The choppiness is distracting and gives you the feeling that the connected scenes are like stubborn jigsaw puzzle pieces refusing to fit in exactly where they’re meant to, but this is lamentably the cost of developing an FMV game with a plethora of branching scenes that lead to other branching scenes depending on the individual choices you decide upon. It’s like overstuffing a robot with too many command options-a few are fine, but give it too many then its processing will go awry.
Passiveness is another enemy of the FMV game and Dead Reset definitely and unintentionally promotes this lackadaisical behaviour. While the scenarios are engaging enough, the characters are so lacking in personality and verve that you may ultimately decide their fates through random selection of either option A or option B.

B-Movie or Boring Movie?

We know Dead Reset is a B-Movie type horror game, but that B may as well stand for Boring-because it genuinely is boring most of time-and it’s only 2 hours long! The B could stand for Banal too, but there are times when Dead Reset does bring its own punch to the party-even if that punch has been spiked by claret and entrails.
Sometimes Cole will be required to make urgent choices due to an imminent threat. In these situations your selected decision can either get Cole out of a perilous predicament, or he’ll become victimized by it. Victimization isn’t the end however, as Cole will only temporarily drop dead, but then he’ll return right back into another perilous predicament and given other choices to proceed you can take advantage of.
It is at least a little interesting to see what will kill Cole and what will save him, but thankfully whatever you decide will move the game forward without forcing you to retry. Therefore, you can readily enjoy Dead Reset and indulge in any option you give Cole, and rejoice in seeing him destroyed just to return and continue onwards.
Keep in mind though, that your treatment of other characters will either help or hinder you. In our playthrough, we decided not to help a teammate and even though he survived, he remembered your unwillingness to save him, and he made us pay for it later.
The FMV format certainly works its magic, and there’s always intrigue in seeing how scenes and the general story plays out with every single branch Dead Reset leads you down. This FMV formula is worn and could do with an evolution, but it does work-even if the game surrounding it is very flawed.

Resetting A Dead Corpse

If you don’t mind sitting through an interactive FMV videogame, Dead Reset might be grotesque and weird enough to keep your attention for 10 minutes, and along with Cole’s ability to return from death and carry on to give you more decisions that’ll either help or hinder him, Dead Reset does have ways to hook you in.
The major flaws within Dead Reset are that the characters are so dull, the dialogue is so awful, and the environments are so plain to such an extent the whole experience becomes really old before its two-hour runtime concludes.
Dead Reset has horror, it can gross you out, and the choices and their deviating paths encourage experimentation-but its low-budget thrills quickly decay into rot as it fails to hold your attention or invigorate you in surprising new ways.
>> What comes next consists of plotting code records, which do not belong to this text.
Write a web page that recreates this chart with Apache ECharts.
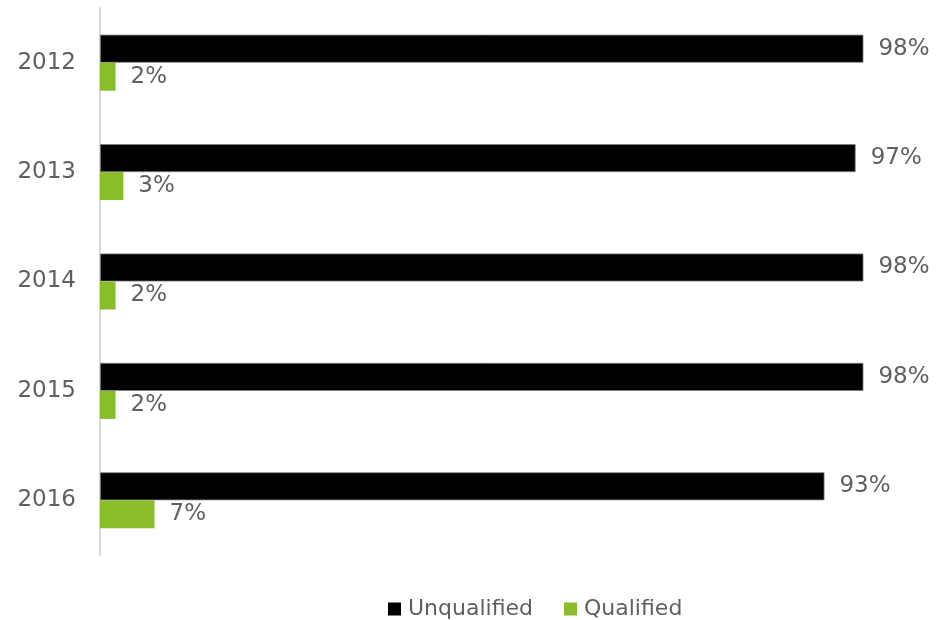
<!DOCTYPE html>
<html><head><meta charset="utf-8">
<script src="https://cdn.jsdelivr.net/npm/echarts@6/dist/echarts.min.js"></script>
<style>html,body{margin:0;padding:0;background:#fff}#c{width:941px;height:620px}</style>
</head><body><div id="c"></div>
<script>
var categories = ['2012', '2013', '2014', '2015', '2016'];
var unqualified = [98, 97, 98, 98, 93];
var qualified = [2, 3, 2, 2, 7];

var chart = echarts.init(document.getElementById('c'), null, {renderer: 'canvas'});
var font = '"DejaVu Sans", sans-serif';
var lbl = {show: true, position: 'right', distance: 15, formatter: '{c}%', color: '#5f5f5f', fontSize: 23, fontFamily: font};
chart.setOption({
  animation: false,
  grid: {left: 100, right: 62, top: 8, bottom: 65, containLabel: false},
  legend: {
    top: 593, left: 383, itemWidth: 13, itemHeight: 13, itemGap: 31,
    textStyle: {color: '#5f5f5f', fontSize: 22, fontFamily: font, padding: [0, 0, 0, 2]},
    data: [
      {name: 'Unqualified', icon: 'rect', itemStyle: {borderWidth: 0}},
      {name: 'Qualified', icon: 'rect', itemStyle: {borderWidth: 0}}
    ]
  },
  xAxis: {type: 'value', min: 0, max: 100, show: false},
  yAxis: {
    type: 'category', data: categories, inverse: true,
    axisLine: {show: true, lineStyle: {color: '#d9d9d9', width: 2}},
    axisTick: {show: false},
    axisLabel: {color: '#5f5f5f', fontSize: 23, fontFamily: font, margin: 24, padding: [4, 0, 0, 0]},
    splitLine: {show: false}
  },
  series: [
    {name: 'Unqualified', type: 'bar', data: unqualified, barWidth: 28, barGap: '0%',
     itemStyle: {color: '#000000', borderColor: '#7f7f7f', borderWidth: 0.8}, label: lbl},
    {name: 'Qualified', type: 'bar', data: qualified, barWidth: 28,
     itemStyle: {color: '#8abd2a'}, label: lbl}
  ]
});
</script></body></html>
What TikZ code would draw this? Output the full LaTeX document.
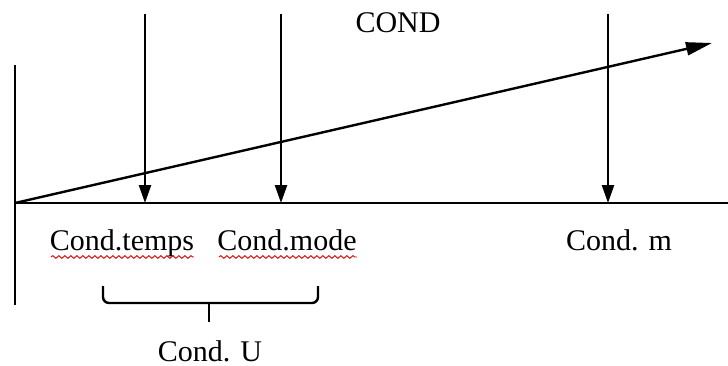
\documentclass[tikz,border=0pt]{standalone}
\usepackage{fontspec}
\setmainfont{Liberation Serif}
\usetikzlibrary{arrows.meta,decorations.pathmorphing}
\begin{document}
\begin{tikzpicture}[x=0.5pt,y=-0.5pt,
  axis/.style={line width=1.2pt,black},
  darrow/.style={line width=1.2pt,-{Triangle[length=9pt,width=6pt]}},
  lbl/.style={font=\fontsize{15}{17}\selectfont,anchor=base,inner sep=0pt},
  spell/.style={red!85!black,line width=0.45pt,decorate,decoration={snake,amplitude=0.7pt,segment length=3pt}}]
\useasboundingbox (0,0) rectangle (728,365);
% axes
\coordinate (vtop) at (15,65);
\coordinate (vbot) at (15,305);
\coordinate (o) at (15,203);
\coordinate (hend) at (728,203);
\coordinate (dend) at (712,43);
\draw[axis] (vtop) -- (vbot);
\draw[axis] (o) -- (hend);
\draw[line width=1.2pt,-{Triangle[length=13pt,width=6.5pt]}] (o) -- (dend);
% vertical arrows
\coordinate (a1t) at (145,14); \coordinate (a1b) at (145,203);
\coordinate (a2t) at (281,14); \coordinate (a2b) at (281,203);
\coordinate (a3t) at (608,14); \coordinate (a3b) at (608,203);
\draw[darrow] (a1t) -- (a1b);
\draw[darrow] (a2t) -- (a2b);
\draw[darrow] (a3t) -- (a3b);
% labels
\node[lbl] (cond) at (398,32) {COND};
\node[lbl] (temps) at (122,250) {Cond.temps};
\node[lbl] (mode) at (287,250) {Cond.mode};
\node[lbl] (m) at (619,250) {Cond. m};
\node[lbl] (u) at (210,361) {Cond. U};
% spell-check underlines
\draw[spell] (51,257) -- (194,257);
\draw[spell] (219,257) -- (357,257);
% brace
\coordinate (b1) at (103,286);
\coordinate (b2) at (318,286);
\coordinate (bm) at (209,303);
\coordinate (btip) at (209,322);
\draw[line width=1.2pt,rounded corners=3pt] (b1) -- (103,303) -- (318,303) -- (b2);
\draw[line width=1.2pt] (bm) -- (btip);
\end{tikzpicture}
\end{document}
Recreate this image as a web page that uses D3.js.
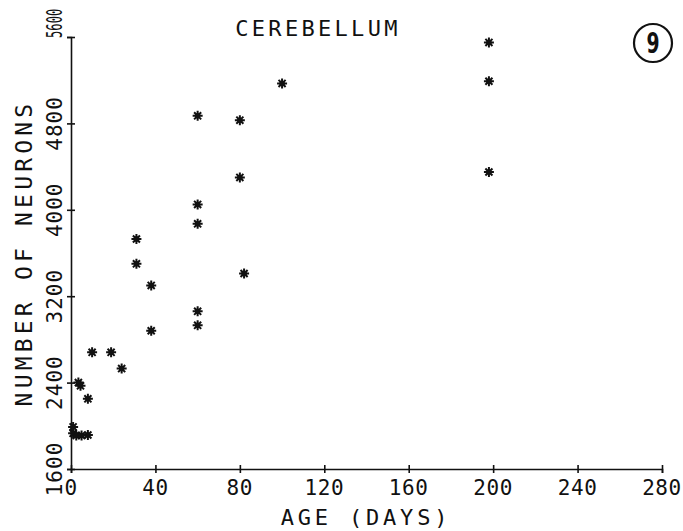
<!DOCTYPE html>
<html>
<head>
<meta charset="utf-8">
<script src="https://cdn.jsdelivr.net/npm/d3@7"></script>
<style>
  body { margin: 0; background: #fff; }
  text { font-family: "DejaVu Sans Mono", "Liberation Mono", monospace; fill: #111; }
</style>
</head>
<body>
<script>
// Data: age in days, number of neurons
var ages = [1, 1, 2.5, 5, 8, 3.5, 4.5, 8, 10, 19, 24, 31, 31, 38, 38,
            60, 60, 60, 60, 60, 80, 80, 82, 100, 198, 198, 198];
var neurons = [1990, 1930, 1910, 1910, 1915, 2400, 2370, 2250, 2680, 2680, 2530, 3730, 3500, 3300, 2880,
               4870, 4050, 3870, 3060, 2930, 4830, 4300, 3410, 5170, 5550, 5190, 4350];

var xTicks = [0, 40, 80, 120, 160, 200, 240, 280];
var yTicks = [1600, 2400, 3200, 4000, 4800, 5600];

var title = "CEREBELLUM",
    xTitle = "AGE (DAYS)",
    yTitle = "NUMBER OF NEURONS",
    panel = "9";

var width = 683,
    height = 531;

var x = d3.scaleLinear().domain([0, 280]).range([71, 662]);
var y = d3.scaleLinear().domain([1600, 5600]).range([469, 37]);

var svg = d3.select("body").append("svg")
    .attr("width", width)
    .attr("height", height);

// x axis: ticks cross the line
var xAxis = svg.append("g")
    .attr("transform", "translate(0," + y(1600) + ")")
    .call(d3.axisBottom(x).tickValues(xTicks).tickSize(4).tickFormat(""));
xAxis.select(".domain").attr("stroke", "#111").attr("stroke-width", 1.6);
xAxis.selectAll(".tick line").attr("y1", -4).attr("y2", 4)
    .attr("stroke", "#111").attr("stroke-width", 1.6);

// y axis
var yAxis = svg.append("g")
    .attr("transform", "translate(" + x(0) + ",0)")
    .call(d3.axisLeft(y).tickValues(yTicks).tickSize(4).tickFormat(""));
yAxis.select(".domain").attr("stroke", "#111").attr("stroke-width", 1.6);
yAxis.selectAll(".tick line").attr("x1", -4).attr("x2", 4)
    .attr("stroke", "#111").attr("stroke-width", 1.6);

// tick labels, plotter style
svg.append("g").selectAll("text")
    .data(xTicks)
    .enter().append("text")
        .attr("x", function(d) { return x(d); })
        .attr("y", 495)
        .attr("text-anchor", "middle")
        .style("font-size", "21px")
        .style("letter-spacing", "0.6px")
        .text(function(d) { return d; });

var topTick = yTicks[yTicks.length - 1];
svg.append("g").selectAll("text")
    .data(yTicks)
    .enter().append("text")
        .attr("transform", function(d) {
            // top label is squeezed and sits below its tick so it stays on the page
            if (d === topTick) return "translate(62," + (y(d) + 1) + ") rotate(-90) scale(0.58,1)";
            return "translate(62," + y(d) + ") rotate(-90)";
        })
        .attr("text-anchor", function(d) { return d === topTick ? "start" : "middle"; })
        .style("font-size", "21px")
        .style("letter-spacing", function(d) { return d === topTick ? "0px" : "1px"; })
        .text(function(d) { return d; });

// titles
svg.append("text")
    .attr("x", 318).attr("y", 36)
    .attr("text-anchor", "middle")
    .style("font-size", "22px")
    .style("letter-spacing", "3.3px")
    .text(title);

svg.append("text")
    .attr("x", 366).attr("y", 525)
    .attr("text-anchor", "middle")
    .style("font-size", "22px")
    .style("letter-spacing", "3.8px")
    .text(xTitle);

svg.append("text")
    .attr("transform", "translate(32,253) rotate(-90)")
    .attr("text-anchor", "middle")
    .style("font-size", "23px")
    .style("letter-spacing", "4.2px")
    .text(yTitle);

// panel number in a circle
svg.append("circle")
    .attr("cx", 653).attr("cy", 43).attr("r", 19)
    .attr("fill", "none").attr("stroke", "#111").attr("stroke-width", 2.2);
svg.append("text")
    .attr("transform", "translate(653,53) scale(0.72,1)")
    .attr("text-anchor", "middle")
    .style("font-family", "'DejaVu Sans Condensed', 'DejaVu Sans', sans-serif")
    .style("font-weight", "bold")
    .style("font-size", "29px")
    .text(panel);

// eight-ray asterisk marker
function star(r) {
    var d = r * Math.SQRT1_2;
    return "M" + (-r) + ",0L" + r + ",0M0," + (-r) + "L0," + r +
           "M" + (-d) + "," + (-d) + "L" + d + "," + d +
           "M" + (-d) + "," + d + "L" + d + "," + (-d);
}

var points = ages.map(function(a, i) { return [a, neurons[i]]; });

svg.append("g").selectAll("path")
    .data(points)
    .enter().append("path")
        .attr("transform", function(d) { return "translate(" + x(d[0]) + "," + y(d[1]) + ")"; })
        .attr("d", star(5))
        .attr("stroke", "#111")
        .attr("stroke-width", 2);

svg.append("g").selectAll("circle")
    .data(points)
    .enter().append("circle")
        .attr("cx", function(d) { return x(d[0]); })
        .attr("cy", function(d) { return y(d[1]); })
        .attr("r", 2.6)
        .attr("fill", "#111");
</script>
</body>
</html>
Dead Reset is set to release on September 11th 2025 for PS5, PS4, Xbox Series S/X, Xbox One, Nintendo Switch and PC.

Review copy was kindly provided by the publisher.

Score

3

The Final Word

Dead Reset has horror, it can gross you out, and the choices and their deviating paths encourage experimentation-but its low-budget thrills quickly decay into rot as it fails to hold your attention or invigorate you in surprising new ways.